Alaska Communications Systems Group, Inc. (“ACS”) (NASDAQ:ALSK) reported financial results for its fourth quarter and year ended December 31, 2009.
Financial Highlights: Fourth Quarter 2009 Compared to Fourth Quarter 2008
* Revenues of $83.1 million declined by $3.8 million, or 4.4 percent, from $86.9 million in the prior year. Revenue declines were largely in the legacy wireline segment which declined by $3.4 million reflecting line declines and $1.2 million in out-of-period items. Wireless revenue declined by $1.2 million as a result of subscriber loses and higher discounts on handsets, while enterprise revenues increased by $0.8 million with growth in data services partially offset by losses in carrier voice.
* EBITDA of $24.4 million was down $5.0 million, or 17.0 percent, as compared to $29.4 million in the prior year. Fourth quarter 2009 was negatively impacted by $4.2 million in reserves and charges for access revenue, the rejection of contractual commitments by a bankrupt vendor, an out-of-period true-up for bad debt write-offs and other third party claims.

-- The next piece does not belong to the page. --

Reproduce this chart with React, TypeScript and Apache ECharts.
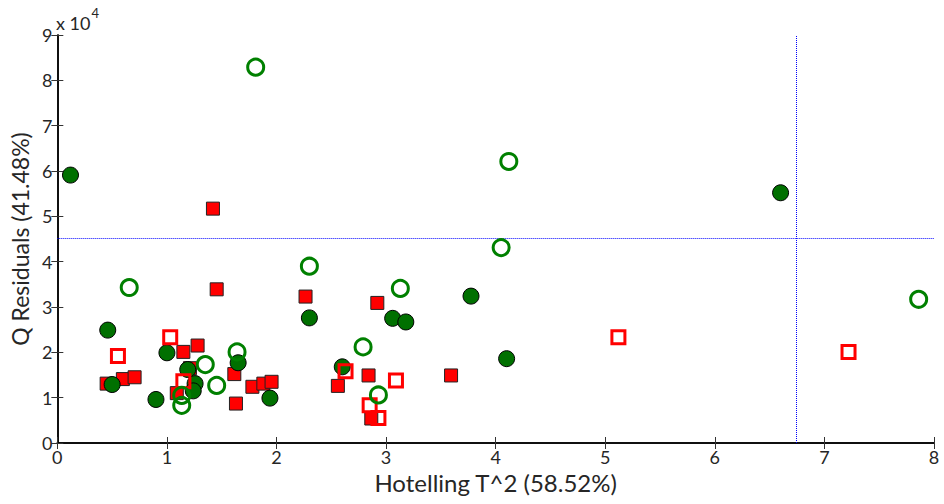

* Net cash provided by operating activities of $23.7 million was down from $27.0 million in the prior year period.
* Net loss of $7.0 million, or $0.16 per share, compared to a net loss of $19.1 million, or $0.44 per share, in the prior year. The prior year was adversely impacted by $29.6 million in impairment charges for goodwill.
Metric Highlights: Fourth Quarter 2009 Compared to Third Quarter 2009
* Wireless monthly churn of 2.4 percent was in line with the prior quarter, reflecting continued market share loss to the iPhone.
* Total wireless subscribers decreased by 2,361 to 137,365.
* Wireless ARPU increased to $65.07 from $64.51 with gains in data ARPU and CETC offsetting declines in voice ARPU. Post paid data ARPU increased by 6.7 percent to $8.62.
* DSL lines increased by 300 to 46,600 while ISP ARPU increased by 2.8 percent to $35.34.
* Retail local access lines declined by 1.6 percent to approximately 163,900.
* Total local access lines decreased by 2.3 percent to approximately 185,500.
Annual Financial Review
For the twelve months ended December 31, 2009:
* Total revenues were $346.5 million compared to $351.1 million in the same period last year.
* Net loss before extraordinary item was $3.3 million, or $0.08 per diluted share, compared to net loss of $10.8 million, or $0.25 per diluted share, in the same period in 2008.
* Net cash provided by operating activities for the full year 2009 was $96.7 million compared to $96.2 million in the same period in 2008.
* EBITDA for the full year 2009 was $123.0 million, compared to $128.7 million in the same period last year.